Such is the cry. Kentucky needs reconstruction, and it is your duty to provide it. Put her on an equality with the Rebel States. Let her colored citizens enjoy the full-blown rights of citizens, and let the white Unionists there have the protection of their votes. You sent muskets once; send votes now.[232]
On your table is a bill “to enforce the several provisions of the Constitution abolishing Slavery, declaring the immunities of citizens, and guarantying a republican form of government by securing the elective franchise to colored citizens.” Pass this bill, and you furnish the needed protection in these semi-rebel States. Pass this bill, and you supersede strife on this much-vexed and disturbing question in other States of the Union. You at once bring to the elective franchise thousands of good citizens, pledged by their lives and inspired by their recently received rights to sustain the good cause which you have so much at heart. Do this; help in this way the final settlement of the national troubles; pass this bill of peace,—for such it will be, giving repose in all the Northern States,—and in this way help establish repose in all the rest of the country. And yet I am told that even this important measure is to be set aside. We are not to enter upon its consideration; we are not to debate it; we are not to receive petitions in its favor. Is this right? Is it not a neglect of duty? Is it not intolerable?
Mr. President, on these grounds I object to this proposition. I might have objected to it, in the first place, as out of order, and asked the ruling of the Chair, not doubting how the Chair, inspired always by a generous love of human rights, must rule,—not doubting that the Chair would say that a proposition of such a character was too closely associated with one of the most odious measures of our history to deserve welcome at this time. I have raised no such question. I confine myself now to other objections. I object to it as a departure from sound usage, as contrary to the spirit of the Constitution, and as setting up an impediment and obstruction to the transaction of public business of an urgent character, which you cannot neglect without neglect of duty. I ask you to provide for the execution of recent treaties with Venezuela and Russia, to assure protection to Unionists in Maryland and Kentucky, and to give peace to the country. Above all, do not make a bad precedent, to be quoted hereafter to the injury of the Republic.

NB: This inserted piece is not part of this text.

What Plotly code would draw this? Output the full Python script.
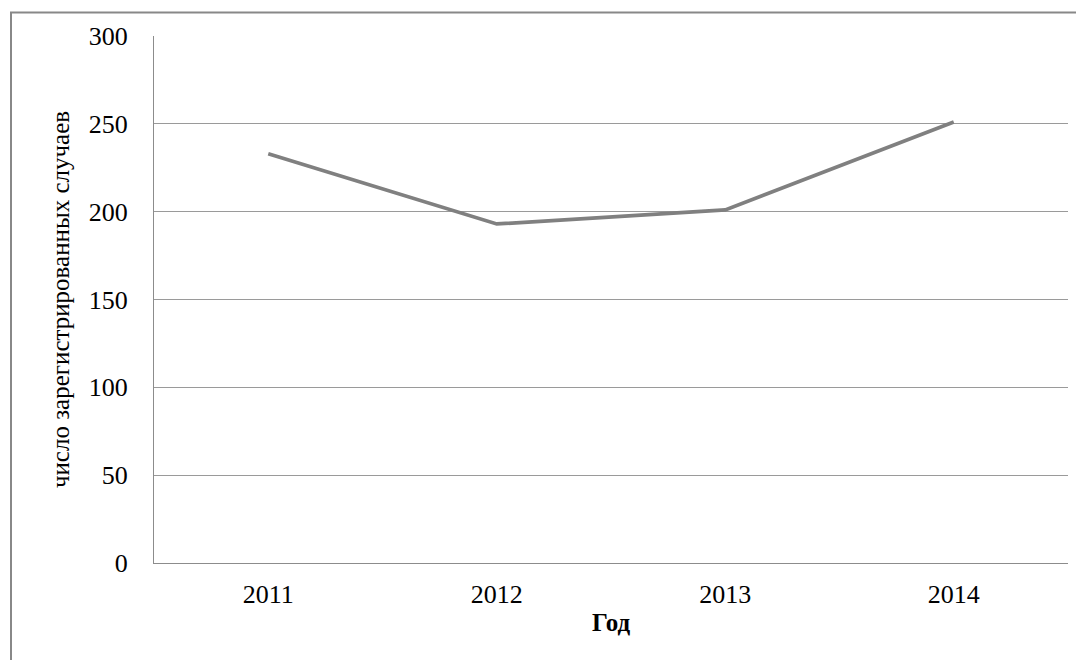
import plotly.graph_objects as go

years = ["2011", "2012", "2013", "2014"]
cases = [233, 193, 201, 251]
y_ticks = [0, 50, 100, 150, 200, 250, 300]

fig = go.Figure()
fig.add_trace(go.Scatter(
    x=years, y=cases, mode="lines",
    line=dict(color="#808080", width=3.75),
    showlegend=False, hoverinfo="skip",
))

# page body adds an 8px margin, so the figure is shrunk/shifted accordingly
W, H = 1076, 652
L, R, T, B = 146, 16, 28, 97
pw, ph = W - L - R, H - T - B

def px_x(x):
    return (x - L) / pw

def px_y(y):
    return (H - B - y) / ph

fig.update_layout(
    width=W, height=H,
    margin=dict(l=L, r=R, t=T, b=B),
    paper_bgcolor="white", plot_bgcolor="white",
    font=dict(family="Liberation Serif", size=25, color="#000"),
    xaxis=dict(
        type="category", range=[-0.5, 3.5],
        showgrid=False, showline=True, linecolor="#8c8c8c", linewidth=1,
        ticks="", ticklabelstandoff=8,
        tickfont=dict(size=26),
        title=dict(text="<b>Год</b>", font=dict(size=25), standoff=5),
    ),
    yaxis=dict(
        range=[0, 300], tickvals=y_ticks,
        showgrid=True, gridcolor="#9a9a9a", gridwidth=1,
        showline=True, linecolor="#8c8c8c", linewidth=1,
        ticks="", ticklabelstandoff=20, zeroline=False,
        tickfont=dict(size=26),
        title=dict(text="число зарегистрированных случаев", font=dict(size=25), standoff=12),
    ),
    shapes=[dict(
        type="rect", xref="paper", yref="paper",
        x0=px_x(3), x1=px_x(1095), y0=px_y(670), y1=px_y(4.5),
        line=dict(color="#888888", width=2), layer="below",
    )],
)

fig.write_html("out.html")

Mr. Pomeroy, of Kansas, felt “embarrassed in voting against the resolution offered by the Senator from Rhode Island,” but he thought it “impracticable and unwise,” that it would “subject us to censure, and that we ourselves should regret it hereafter.” Mr. Yates, of Illinois, “was for a special session for a special purpose.” In reply to a question of Mr. Yates, Mr. Sumner said:—
I do not believe Congress would have come together, if they had had faith in the President. I believe the session beginning on the 4th of March had its origin in want of confidence in the President. I believe my friend agrees in that.
Mr. Yates. Yes.
Mr. Sumner. It was to counteract and watch the President that Congress met on the 4th of March. When this session was about to adjourn, provision was made for its renewal, or a continuation or a prolongation of it, if you may so regard it. I take it in the same spirit with the original enactment.